This year’s keynote speaker is Iris van der Tuin from Utrecht University.
Iris: “During Utrecht University’s previous Strategic Plan period (2020-2025), I served as Dean for Interdisciplinary Education. My university-wide task was threefold: I was to ensure that UU’s interdisciplinary education was of the highest possible quality; that as many teachers as possible participated in its (re)design, delivery, and evaluation; and that as many students as possible were able to take part in faculty- and department-transcending courses, minors, tracks.

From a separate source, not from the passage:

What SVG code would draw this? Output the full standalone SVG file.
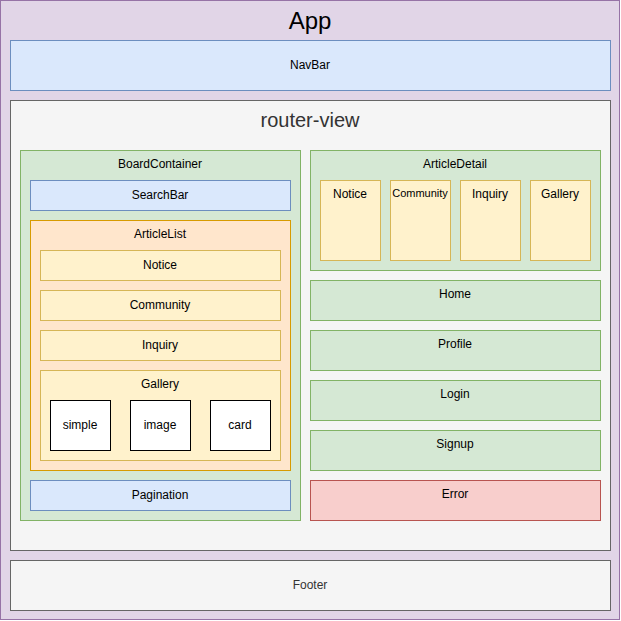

My role came with responsibility: among other things, I was to engage all of the university’s disciplines, both epistemically and socially. The strategy chosen by the so-called IDE team was conceptual: disciplined interdisciplinarity (Van Lambalgen and Van der Tuin 2024; Repko and Szostak 2025; Van der Tuin ed. 2025), as a versatile concept, was to guide the university’s interdisciplinary educational endeavours.

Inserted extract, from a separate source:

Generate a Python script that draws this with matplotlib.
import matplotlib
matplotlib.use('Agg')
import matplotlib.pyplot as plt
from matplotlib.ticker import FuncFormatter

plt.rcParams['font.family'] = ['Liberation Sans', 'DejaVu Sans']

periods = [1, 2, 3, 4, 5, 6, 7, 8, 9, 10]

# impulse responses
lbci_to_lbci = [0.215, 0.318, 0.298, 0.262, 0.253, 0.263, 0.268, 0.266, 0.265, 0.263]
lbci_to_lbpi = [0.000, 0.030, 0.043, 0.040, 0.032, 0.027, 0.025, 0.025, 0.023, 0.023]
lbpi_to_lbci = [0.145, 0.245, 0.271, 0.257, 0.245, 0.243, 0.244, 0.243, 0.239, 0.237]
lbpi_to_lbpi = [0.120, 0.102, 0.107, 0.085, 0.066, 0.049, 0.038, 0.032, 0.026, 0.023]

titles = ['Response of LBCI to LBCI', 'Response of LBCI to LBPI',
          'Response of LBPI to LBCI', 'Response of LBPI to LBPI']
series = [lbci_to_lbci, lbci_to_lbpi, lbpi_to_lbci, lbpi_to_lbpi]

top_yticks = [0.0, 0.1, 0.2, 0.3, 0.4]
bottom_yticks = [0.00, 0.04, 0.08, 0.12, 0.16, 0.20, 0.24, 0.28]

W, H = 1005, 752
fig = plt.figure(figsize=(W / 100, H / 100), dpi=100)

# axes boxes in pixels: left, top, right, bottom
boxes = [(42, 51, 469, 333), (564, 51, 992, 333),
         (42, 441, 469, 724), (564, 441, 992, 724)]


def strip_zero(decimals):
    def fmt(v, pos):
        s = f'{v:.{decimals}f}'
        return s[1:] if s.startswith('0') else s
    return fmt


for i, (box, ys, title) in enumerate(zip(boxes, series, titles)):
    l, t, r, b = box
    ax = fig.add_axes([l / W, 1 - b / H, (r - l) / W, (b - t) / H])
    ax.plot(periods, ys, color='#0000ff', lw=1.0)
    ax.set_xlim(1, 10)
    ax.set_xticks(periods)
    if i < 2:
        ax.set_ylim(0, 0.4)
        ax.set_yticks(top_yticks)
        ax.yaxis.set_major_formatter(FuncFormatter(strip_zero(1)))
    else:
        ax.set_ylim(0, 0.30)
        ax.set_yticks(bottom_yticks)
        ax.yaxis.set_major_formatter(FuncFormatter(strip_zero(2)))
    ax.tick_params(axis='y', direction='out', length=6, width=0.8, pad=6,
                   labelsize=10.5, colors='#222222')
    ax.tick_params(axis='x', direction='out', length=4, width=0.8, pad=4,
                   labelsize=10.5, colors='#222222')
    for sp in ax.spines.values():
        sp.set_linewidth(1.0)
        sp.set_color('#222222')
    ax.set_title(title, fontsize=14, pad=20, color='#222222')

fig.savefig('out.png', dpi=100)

This keynote evaluates this strategy not only by considering alternatives to concept-driven interdisciplinarity through a reading of Apostel’s rich 1972 volume Interdisciplinarity: Problems of Teaching and Research in Universities, thereby reflecting on the many approaches to interdisciplinarity the book contains, but also by response-ably (Haraway 2008) engaging with colleagues’ epistemic and institutional reactions to disciplined interdisciplinarity, and to concept-driven interdisciplinarity per se.

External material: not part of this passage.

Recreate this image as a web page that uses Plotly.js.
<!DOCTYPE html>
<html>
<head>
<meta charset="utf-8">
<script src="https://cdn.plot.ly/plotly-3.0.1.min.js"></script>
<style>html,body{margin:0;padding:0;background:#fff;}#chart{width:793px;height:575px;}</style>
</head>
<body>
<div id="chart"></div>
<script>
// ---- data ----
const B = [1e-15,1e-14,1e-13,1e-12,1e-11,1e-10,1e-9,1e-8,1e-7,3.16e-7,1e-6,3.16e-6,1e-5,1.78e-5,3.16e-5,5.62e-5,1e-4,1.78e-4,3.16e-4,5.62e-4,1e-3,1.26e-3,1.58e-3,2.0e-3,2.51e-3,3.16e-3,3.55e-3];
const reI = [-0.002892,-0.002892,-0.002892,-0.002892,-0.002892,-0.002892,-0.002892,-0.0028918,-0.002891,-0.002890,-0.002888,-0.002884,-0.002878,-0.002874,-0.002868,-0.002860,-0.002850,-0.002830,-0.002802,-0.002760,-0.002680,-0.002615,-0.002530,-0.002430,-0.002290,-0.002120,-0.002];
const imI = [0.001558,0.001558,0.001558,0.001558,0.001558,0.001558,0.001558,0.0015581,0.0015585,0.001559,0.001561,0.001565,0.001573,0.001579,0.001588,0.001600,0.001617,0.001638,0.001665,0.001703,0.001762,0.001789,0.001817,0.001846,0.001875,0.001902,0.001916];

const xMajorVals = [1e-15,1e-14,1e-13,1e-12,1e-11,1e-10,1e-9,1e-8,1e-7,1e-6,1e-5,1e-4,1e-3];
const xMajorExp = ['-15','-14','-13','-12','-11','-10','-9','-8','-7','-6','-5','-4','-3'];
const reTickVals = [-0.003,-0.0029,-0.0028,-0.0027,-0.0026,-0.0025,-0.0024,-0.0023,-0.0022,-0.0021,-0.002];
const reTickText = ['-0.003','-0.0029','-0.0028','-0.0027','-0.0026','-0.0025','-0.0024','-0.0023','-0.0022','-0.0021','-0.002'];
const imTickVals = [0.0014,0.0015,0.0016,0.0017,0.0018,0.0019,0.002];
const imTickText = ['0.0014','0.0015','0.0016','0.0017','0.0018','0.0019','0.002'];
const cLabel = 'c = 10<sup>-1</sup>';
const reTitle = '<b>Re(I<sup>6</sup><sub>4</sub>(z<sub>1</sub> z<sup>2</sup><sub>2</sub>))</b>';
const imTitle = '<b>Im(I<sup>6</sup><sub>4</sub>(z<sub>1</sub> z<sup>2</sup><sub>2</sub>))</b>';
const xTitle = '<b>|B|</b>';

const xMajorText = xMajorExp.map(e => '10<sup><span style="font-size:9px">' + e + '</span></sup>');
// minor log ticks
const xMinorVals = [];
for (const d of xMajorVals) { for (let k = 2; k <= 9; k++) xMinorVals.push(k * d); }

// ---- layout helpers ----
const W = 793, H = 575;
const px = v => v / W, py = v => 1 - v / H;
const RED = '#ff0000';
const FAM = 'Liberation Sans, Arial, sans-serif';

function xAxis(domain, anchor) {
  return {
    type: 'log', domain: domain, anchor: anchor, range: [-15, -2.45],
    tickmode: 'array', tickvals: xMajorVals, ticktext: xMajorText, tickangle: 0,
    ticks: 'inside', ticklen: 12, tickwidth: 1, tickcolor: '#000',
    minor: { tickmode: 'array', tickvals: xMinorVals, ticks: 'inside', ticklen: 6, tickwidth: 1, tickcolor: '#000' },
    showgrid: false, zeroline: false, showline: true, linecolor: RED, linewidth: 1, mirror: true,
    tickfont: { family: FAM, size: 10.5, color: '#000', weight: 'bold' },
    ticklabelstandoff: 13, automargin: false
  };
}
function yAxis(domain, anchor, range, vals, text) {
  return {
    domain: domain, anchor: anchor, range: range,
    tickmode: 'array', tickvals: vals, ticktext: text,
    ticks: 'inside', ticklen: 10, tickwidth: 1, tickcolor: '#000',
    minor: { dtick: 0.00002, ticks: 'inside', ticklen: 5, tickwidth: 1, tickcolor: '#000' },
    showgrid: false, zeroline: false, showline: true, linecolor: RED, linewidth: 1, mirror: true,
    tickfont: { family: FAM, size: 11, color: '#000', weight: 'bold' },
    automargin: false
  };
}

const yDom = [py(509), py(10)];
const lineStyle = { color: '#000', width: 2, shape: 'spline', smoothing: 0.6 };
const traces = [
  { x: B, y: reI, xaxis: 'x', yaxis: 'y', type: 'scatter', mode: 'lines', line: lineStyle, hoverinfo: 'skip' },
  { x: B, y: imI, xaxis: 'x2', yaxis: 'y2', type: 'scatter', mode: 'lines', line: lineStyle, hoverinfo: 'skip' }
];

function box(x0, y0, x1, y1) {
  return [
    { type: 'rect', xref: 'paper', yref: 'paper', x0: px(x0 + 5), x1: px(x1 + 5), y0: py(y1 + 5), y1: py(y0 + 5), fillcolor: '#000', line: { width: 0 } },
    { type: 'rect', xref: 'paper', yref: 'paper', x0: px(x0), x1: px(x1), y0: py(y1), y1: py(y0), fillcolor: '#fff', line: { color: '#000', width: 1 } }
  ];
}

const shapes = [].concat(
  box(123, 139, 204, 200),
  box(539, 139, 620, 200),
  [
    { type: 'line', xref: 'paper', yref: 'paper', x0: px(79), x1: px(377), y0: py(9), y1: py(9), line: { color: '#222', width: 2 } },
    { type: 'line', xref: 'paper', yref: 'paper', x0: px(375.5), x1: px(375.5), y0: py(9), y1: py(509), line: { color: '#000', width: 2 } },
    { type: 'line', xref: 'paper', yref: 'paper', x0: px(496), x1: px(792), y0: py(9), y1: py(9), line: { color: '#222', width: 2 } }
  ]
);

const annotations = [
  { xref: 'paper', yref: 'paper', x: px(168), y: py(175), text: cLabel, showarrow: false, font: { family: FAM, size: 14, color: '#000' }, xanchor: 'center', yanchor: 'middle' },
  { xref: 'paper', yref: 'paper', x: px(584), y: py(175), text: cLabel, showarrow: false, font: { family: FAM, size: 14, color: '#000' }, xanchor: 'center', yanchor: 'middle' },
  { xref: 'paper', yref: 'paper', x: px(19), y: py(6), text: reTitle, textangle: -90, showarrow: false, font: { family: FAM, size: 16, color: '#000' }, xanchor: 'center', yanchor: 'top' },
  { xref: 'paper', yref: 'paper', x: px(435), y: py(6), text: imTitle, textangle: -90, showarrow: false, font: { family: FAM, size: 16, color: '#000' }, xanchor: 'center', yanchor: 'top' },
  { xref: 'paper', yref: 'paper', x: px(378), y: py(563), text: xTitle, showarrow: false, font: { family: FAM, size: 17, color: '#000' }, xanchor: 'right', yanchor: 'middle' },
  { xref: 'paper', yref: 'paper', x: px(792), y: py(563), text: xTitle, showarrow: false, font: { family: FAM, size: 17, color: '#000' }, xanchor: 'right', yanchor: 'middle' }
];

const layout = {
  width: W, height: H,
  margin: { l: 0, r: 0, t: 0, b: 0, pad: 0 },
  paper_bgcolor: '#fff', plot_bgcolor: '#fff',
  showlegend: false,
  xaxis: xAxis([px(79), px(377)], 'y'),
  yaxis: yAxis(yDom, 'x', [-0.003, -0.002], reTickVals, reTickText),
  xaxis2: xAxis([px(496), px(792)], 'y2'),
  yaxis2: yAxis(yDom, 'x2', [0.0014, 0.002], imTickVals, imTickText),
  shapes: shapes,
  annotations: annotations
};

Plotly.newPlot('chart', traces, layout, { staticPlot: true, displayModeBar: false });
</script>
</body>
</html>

For the latter reflection, I will use the case study ‘Strategieën voor institutionalisering van inter- en transdisciplinair onderwijs aan de UU’ [Strategies for Institutionalizing Interdisciplinary and Transdisciplinary Education at UU], written by a team of colleagues from the Institute for Interdisciplinary Studies at the University of Amsterdam on the basis of a focus group of 21 Utrecht-based participants (De Greef, Wenting, Schuitmaker-Warnaar, and Zijlstra 2026).”